Today’s customer has more control over what they buy, what they research, and who they support with their dollars now than ever before. And while marketplaces such as Amazon, fast-fashion retailers such as H&M, and the (arguably dubious) internet-native practices of drop-shipping and Instagram knockoffs have created a low-end market that’s racing to the bottom in terms of prices customers are willing to pay, for anyone that isn’t caught up in that particular freefall, branding is just as important and relevant now as it was 30 years ago. It’s simply evolving.
Every customer interaction; every part of a website; every advertising or sales campaign; every email, either marketing or transactional; every line of copy, colour choice, or animation detail — every decision that translates an internal “thing” and presents it to the world is a small part of a company’s brand. And the table-stake expectations that the customer or prospect has in terms of quality, responsiveness and thoroughness from the companies they purchase from are simply higher now than ever before.
With all of this in mind, it can sometimes be hard to evaluate what should be considered up front versus what can safely get kicked down the road during the actual branding process.
Branding As A Commitment
If you think of a brief for a brand identity, it’s often to create an identity or “design system.” But this focus, while well-intentioned and undeniably the creative core, is only part of this larger ecosystem. To commit to branding is to commit to both the creation as well as ongoing development and stewardship of the holistic identity of the company over time, not just the creation of the logo or a set of brand guidelines.
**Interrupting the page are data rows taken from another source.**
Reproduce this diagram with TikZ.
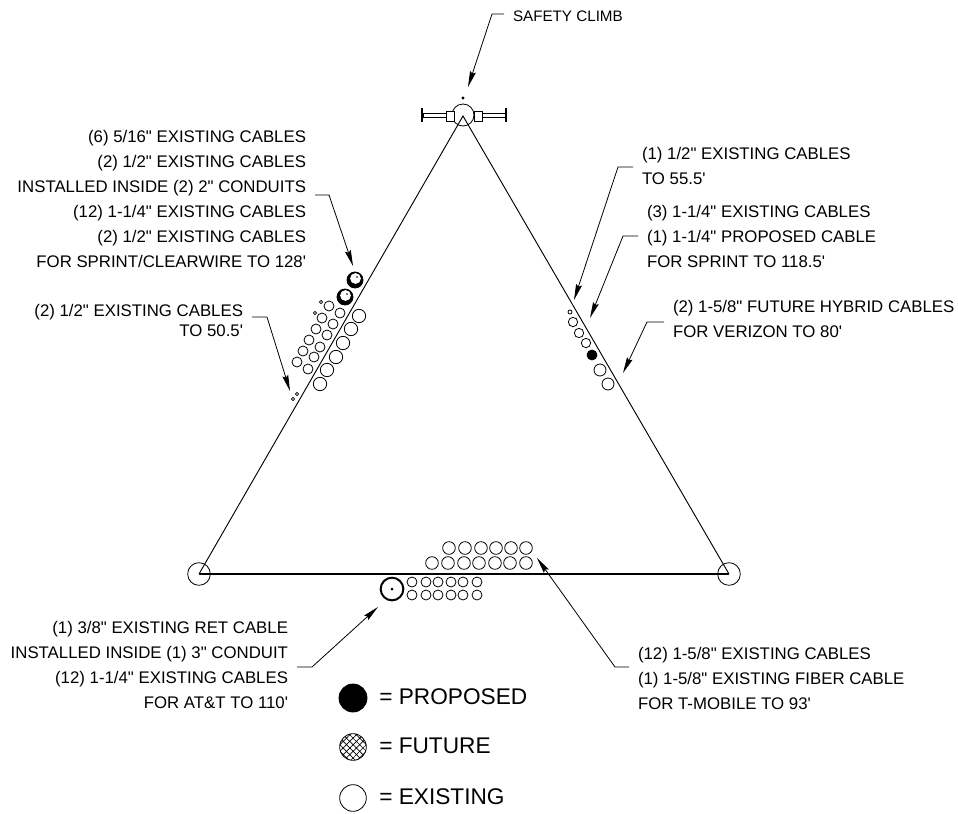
\documentclass[tikz,border=0pt]{standalone}
\usepackage{fontspec}
\newfontfamily\notefont{Liberation Sans}
\usetikzlibrary{arrows.meta,patterns.meta}
\tikzset{
  leader/.style={-{Stealth[length=12pt,width=4.5pt,inset=1.5pt]},line width=0.6pt},
  member/.style={line width=0.7pt},
  cable/.style={draw,circle,inner sep=0pt,line width=0.6pt,fill=white},
  thickcable/.style={cable,minimum size=12pt,line width=0.6pt,fill=black},
  note/.style={font=\fontsize{12.6}{18.7}\selectfont\notefont,inner sep=0pt,outer xsep=6.75pt,align=right},
  keytext/.style={font=\fontsize{17}{20}\selectfont\notefont,inner sep=0pt,anchor=west}
}
\begin{document}
\begin{tikzpicture}[x=0.75pt,y=-0.75pt]
        \useasboundingbox (0,0) rectangle (958,814);
        % legs
        \node[cable,minimum size=16.5pt] (top) at (463,115) {};
        \node[cable,minimum size=17pt] (left) at (199,574) {};
        \node[cable,minimum size=17pt] (right) at (729,574) {};
        \coordinate (apex) at (463,116);
        \draw[member] (left.center) -- (apex) -- (right.center);
        \draw[line width=0.85pt] (left.center) -- (right.center);
        % climb
        \coordinate (dot) at (463,98);
        \fill (dot) circle (1.6);
        \draw[line width=0.6pt,fill=white] (423,113) rectangle (446,117);
        \draw[line width=0.6pt,fill=white] (446,111) rectangle (454,121);
        \draw[line width=0.6pt,fill=white] (474,111) rectangle (482,121);
        \draw[line width=0.6pt,fill=white] (482,113) rectangle (506,117);
        \draw[line width=1.5pt] (422,108) -- (422,122);
        \draw[line width=1.5pt] (506,108) -- (506,122);
        % cables left
        \foreach \x/\y in {359/316,351/329,343/343,336/357,327/370,320/384}
          \node[cable,minimum size=10pt] at (\x,\y) {};
        \foreach \x/\y in {340/313,333/324,327/335,320/347,314/357,308/369}
          \node[cable,minimum size=7.5pt] at (\x,\y) {};
        \foreach \x/\y in {329/306,322/318,316/329,309/340,303/351,297/362}
          \node[cable,minimum size=7.5pt] at (\x,\y) {};
        \foreach \x/\y in {355/280,345/297} {
          \node[thickcable] at (\x,\y) {};
          \fill[white] (\x+0.5,\y-1.5) circle (5.4);
          \fill (\x+2,\y-3) circle (0.9);
        }
        \foreach \x/\y in {321/302,315/313,297/394,293/399}
          \node[cable,minimum size=2.5pt] at (\x,\y) {};
        % cables right
        \node[cable,minimum size=3pt] at (570,312) {};
        \foreach \x/\y in {573/322,579/333,586/343}
          \node[cable,minimum size=7pt] at (\x,\y) {};
        \node[cable,fill=black,minimum size=7.5pt] at (592,355) {};
        \foreach \x/\y in {600/370,608/384}
          \node[cable,minimum size=9pt] at (\x,\y) {};
        % cables bottom
        \foreach \x in {449,465,481,496,511,526}
          \node[cable,minimum size=9.5pt] at (\x,548) {};
        \foreach \x in {432,448,464,479,495,510,526}
          \node[cable,minimum size=9.5pt] at (\x,563) {};
        \foreach \x in {412,426,438,451,463,477}
          \foreach \y in {582,595}
            \node[cable,minimum size=7.5pt] at (\x,\y) {};
        \node[cable,minimum size=17pt,line width=1.5pt] (conduit) at (392,589) {};
        \fill (conduit.center) circle (1.5);
        % notes
        \node[note,anchor=north east] (noteA) at (315,130) {(6) 5/16" EXISTING CABLES\\(2) 1/2" EXISTING CABLES\\INSTALLED INSIDE (2) 2" CONDUITS\\(12) 1-1/4" EXISTING CABLES\\(2) 1/2" EXISTING CABLES\\FOR SPRINT/CLEARWIRE TO 128'};
        \node[note,anchor=north east] (noteB) at (252,304) {(2) 1/2" EXISTING CABLES\\[-3.5pt]TO 50.5'};
        \node[note,anchor=north west,align=left] (noteC) at (633,147) {(1) 1/2" EXISTING CABLES\\TO 55.5'};
        \node[note,anchor=north west,align=left] (noteD) at (638,205) {(3) 1-1/4" EXISTING CABLES\\(1) 1-1/4" PROPOSED CABLE\\FOR SPRINT TO 118.5'};
        \node[note,anchor=north west,align=left] (noteF) at (664,300) {(2) 1-5/8" FUTURE HYBRID CABLES\\FOR VERIZON TO 80'};
        \node[note,anchor=north east] (noteG) at (297,621) {(1) 3/8" EXISTING RET CABLE\\INSTALLED INSIDE (1) 3" CONDUIT\\(12) 1-1/4" EXISTING CABLES\\FOR AT\&T TO 110'};
        \node[note,anchor=north west,align=left] (noteH) at (629,647) {(12) 1-5/8" EXISTING CABLES\\(1) 1-5/8" EXISTING FIBER CABLE\\FOR T-MOBILE TO 93'};
        \node[note,anchor=north west,align=left,font=\fontsize{11.4}{14}\selectfont\notefont] (noteI) at (504,11) {SAFETY CLIMB};
        % leaders
        \coordinate (kneeI) at (492,14);
        \coordinate (tipI) at (468,87);
        \draw[leader] (noteI.west |- kneeI) -- (kneeI) -- (tipI);
        \coordinate (kneeA) at (329,195);
        \coordinate (tipA) at (353,266);
        \draw[leader] (noteA.east |- kneeA) -- (kneeA) -- (tipA);
        \coordinate (kneeB) at (267,317);
        \coordinate (tipB) at (290,391);
        \draw[leader] (noteB.east |- kneeB) -- (kneeB) -- (tipB);
        \coordinate (kneeC) at (618,167);
        \coordinate (tipC) at (574,300);
        \draw[leader] (noteC.west |- kneeC) -- (kneeC) -- (tipC);
        \coordinate (kneeD) at (623,236);
        \coordinate (tipD) at (590,318);
        \draw[leader] (noteD.west |- kneeD) -- (kneeD) -- (tipD);
        \coordinate (kneeF) at (647,322);
        \coordinate (tipF) at (623,373);
        \draw[leader] (noteF.west |- kneeF) -- (kneeF) -- (tipF);
        \coordinate (kneeG) at (312,667);
        \coordinate (tipG) at (378,607);
        \draw[leader] (noteG.east |- kneeG) -- (kneeG) -- (tipG);
        \coordinate (kneeH) at (615,667);
        \coordinate (tipH) at (537,558);
        \draw[leader] (noteH.west |- kneeH) -- (kneeH) -- (tipH);
        % legend
        \node[cable,fill=black,minimum size=21pt] (keyP) at (353,698) {};
        \node[cable,pattern={Hatch[angle=45,distance=3.5pt,line width=0.5pt]},minimum size=20pt] (keyF) at (353,747) {};
        \node[cable,minimum size=20pt] (keyE) at (353,798) {};
        \node[keytext] (textP) at (379,697) {= PROPOSED};
        \node[keytext] (textF) at (379,746) {= FUTURE};
        \node[keytext] (textE) at (379,797) {= EXISTING};
\end{tikzpicture}
\end{document}
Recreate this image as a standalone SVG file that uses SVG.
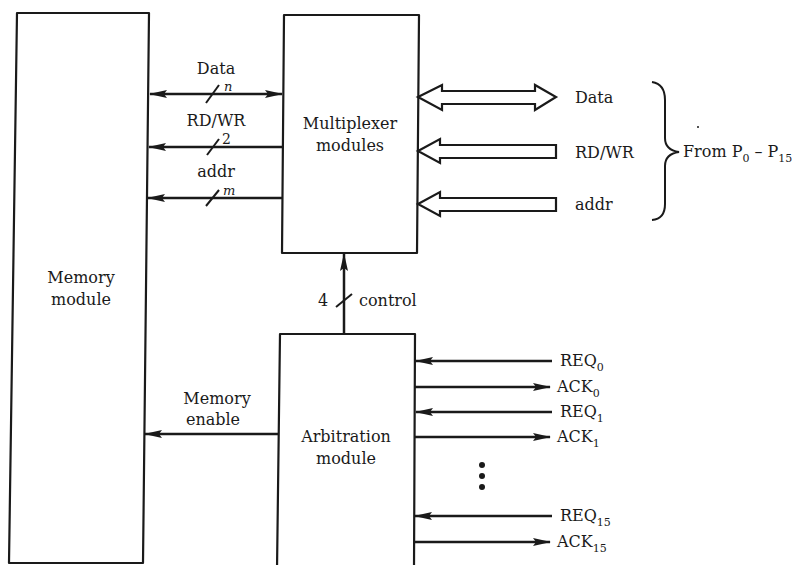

Copywriting and language matters just as much as the design or imagery. A call centre script (or call centre staff autonomy) matters just as much as the app’s experience design. The decision about how frequent or how sparse an email automation cadence should be matters just as much as the words, the images, or the calls-to-action themselves. This level of necessary attention applies as much to the largest banks and telcos as it does to the neighbourhood bake shop; the difference lays solely in the number of outputs or things to consider.
While customer research and competitive analysis are important factors, the most crucial elements are the ones that are the hardest to precisely define: what is the essence of this company? Why does this essence matter to our customers or prospects? And by what techniques or in what arenas can it best be communicated?
Simon Sinek’s landmark Start With Why TED talk is, coincidentally enough, a good starting point. Jake Knapp’s/Google Venture’s Three-Hour Brand Sprint is a great first exercise for an executive or internal team to undertake, with or without a strategist alongside for guidance, as a first step before engaging any design, writing or development help.
At that point, the creation of the brand identity, website, guidelines, launch ad campaigns, packaging and the like can begin. Because while these are all crucial elements, with a great deal of expertise and effort required to successfully bring them to life, at the end of the day — they’re all outputs. Expressions of emotion or information to users and customers they may be, but without first establishing a solid grounding in what the company truly stands for, the threads will start to fray within a surprisingly quick amount of time.
Expanding the Notion of Branding
The exact methods of how to balance these key initial branding decisions with how to evolve it over time is unique to every engagement, as are the decisions that need to be made in terms of what can be managed internally versus what requires professional help. It’s as much a reactive process as it is a proactive one, and not every answer will be fully knowable at the outset.
But approaching the branding or rebranding of your company with a shift of mindset away from viewing it as a “one and done” investment of time and resources into an ongoing “nurture and grow” approach is already a solid start.
A new, MBA-level term isn’t needed to describe this new approach.
Rather, simply expanding the notion of branding to allow it to evolve over time is all that’s needed to holistically evaluate your company and allow you, your team, and your agenc(ies) to figure out how to best present it to the world — at every touchpoint, to every customer, in a way that’s true to them and true to you.